:: Material provided ::

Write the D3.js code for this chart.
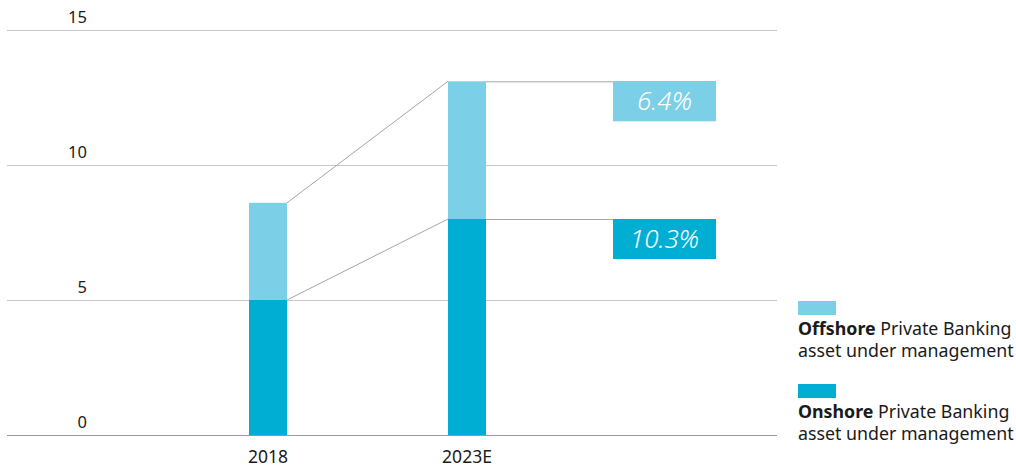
<!DOCTYPE html>
<html>
<head>
<meta charset="utf-8">
<script src="https://cdn.jsdelivr.net/npm/d3@7"></script>
<style>
  body { margin: 0; background: #fff; }
  text { font-family: "Noto Sans", "Open Sans", sans-serif; fill: #1a1a1a; }
</style>
</head>
<body>
<div id="chart"></div>
<script>
const width = 1016, height = 468;

// data
const years = ["2018", "2023E"];
const onshore = [5.0, 8.0];
const offshore = [3.6, 5.1];
const yTicks = [0, 5, 10, 15];
const growthLabels = ["6.4%", "10.3%"]; // offshore, onshore CAGR
const legendNames = ["Offshore", "Onshore"];
const legendRest = "Private Banking";
const legendLine2 = "asset under management";

const colLight = "#7bcfe6", colDark = "#00aed4";

const svg = d3.select("#chart")
    .append("svg")
    .attr("width", width)
    .attr("height", height);

const y = d3.scaleLinear().domain([0, 15]).range([435, 30]);
const x = d3.scaleBand().domain(years).range([149.5, 585.5])
    .paddingInner(161 / 199).paddingOuter(0.5);

// gridlines
svg.append("g").selectAll("line")
    .data(yTicks)
    .join("line")
    .attr("x1", 7).attr("x2", 777)
    .attr("y1", d => Math.round(y(d)) + 0.5).attr("y2", d => Math.round(y(d)) + 0.5)
    .attr("stroke", d => d === 0 ? "#999" : "#c8c8c8")
    .attr("stroke-width", 1);

// y tick labels
svg.append("g").selectAll("text")
    .data(yTicks)
    .join("text")
    .attr("x", 87)
    .attr("y", d => y(d) - 7)
    .attr("text-anchor", "end")
    .attr("font-size", 16.5)
    .text(d => d);

// connector lines between the bars and on to the growth boxes
const bw = x.bandwidth();
const tops = [
    years.map((yr, i) => onshore[i] + offshore[i]),
    onshore
];
const conn = svg.append("g").attr("stroke", "#a6a6a6").attr("fill", "none").attr("stroke-width", 1);
tops.forEach(t => {
    conn.append("path")
        .attr("d", d3.line()([
            [x(years[0]) + bw, y(t[0])],
            [x(years[1]), y(t[1])]
        ]));
    conn.append("path")
        .attr("d", d3.line()([
            [x(years[1]) + bw, y(t[1]) + 0.5],
            [716, y(t[1]) + 0.5]
        ]));
});

// bars
const bars = svg.append("g");
bars.selectAll("rect.on")
    .data(years)
    .join("rect")
    .attr("class", "on")
    .attr("x", d => x(d))
    .attr("width", bw)
    .attr("y", (d, i) => y(onshore[i]))
    .attr("height", (d, i) => y(0) - y(onshore[i]))
    .attr("fill", colDark);
bars.selectAll("rect.off")
    .data(years)
    .join("rect")
    .attr("class", "off")
    .attr("x", d => x(d))
    .attr("width", bw)
    .attr("y", (d, i) => y(onshore[i] + offshore[i]))
    .attr("height", (d, i) => y(onshore[i]) - y(onshore[i] + offshore[i]))
    .attr("fill", colLight);

// growth boxes
const boxTops = [tops[0][1], tops[1][1]];
const boxCols = [colLight, colDark];
growthLabels.forEach((lab, i) => {
    const g = svg.append("g").attr("transform", `translate(613,${y(boxTops[i])})`);
    g.append("rect").attr("width", 103).attr("height", 40).attr("fill", boxCols[i]);
    g.append("text")
        .attr("x", 51.5).attr("y", 29)
        .attr("text-anchor", "middle")
        .attr("font-size", 26)
        .attr("font-style", "italic")
        .attr("font-weight", 300)
        .style("fill", "#fff")
        .text(lab);
});

// x labels
svg.append("g").selectAll("text")
    .data(years)
    .join("text")
    .attr("x", d => x(d) + bw / 2)
    .attr("y", 463)
    .attr("text-anchor", "middle")
    .attr("font-size", 17.5)
    .text(d => d);

// legend
const legTop = [301, 384];
const legCols = [colLight, colDark];
legendNames.forEach((name, i) => {
    const g = svg.append("g").attr("transform", `translate(798,${legTop[i]})`);
    g.append("rect").attr("width", 38).attr("height", 14).attr("fill", legCols[i]);
    const t1 = g.append("text").attr("x", 0).attr("y", 34).attr("font-size", 17.8);
    t1.append("tspan").attr("font-weight", "bold").text(name);
    t1.append("tspan").text(" " + legendRest);
    g.append("text").attr("x", 0).attr("y", 56).attr("font-size", 17.8).text(legendLine2);
});
</script>
</body>
</html>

:::

» Directions for this task:
Up to and including the line with "const width = 1016, height = 468;", copy the data above from its first line. Skip pictures.

» Correct response:
Write the D3.js code for this chart.
<!DOCTYPE html>
<html>
<head>
<meta charset="utf-8">
<script src="https://cdn.jsdelivr.net/npm/d3@7"></script>
<style>
  body { margin: 0; background: #fff; }
  text { font-family: "Noto Sans", "Open Sans", sans-serif; fill: #1a1a1a; }
</style>
</head>
<body>
<div id="chart"></div>
<script>
const width = 1016, height = 468;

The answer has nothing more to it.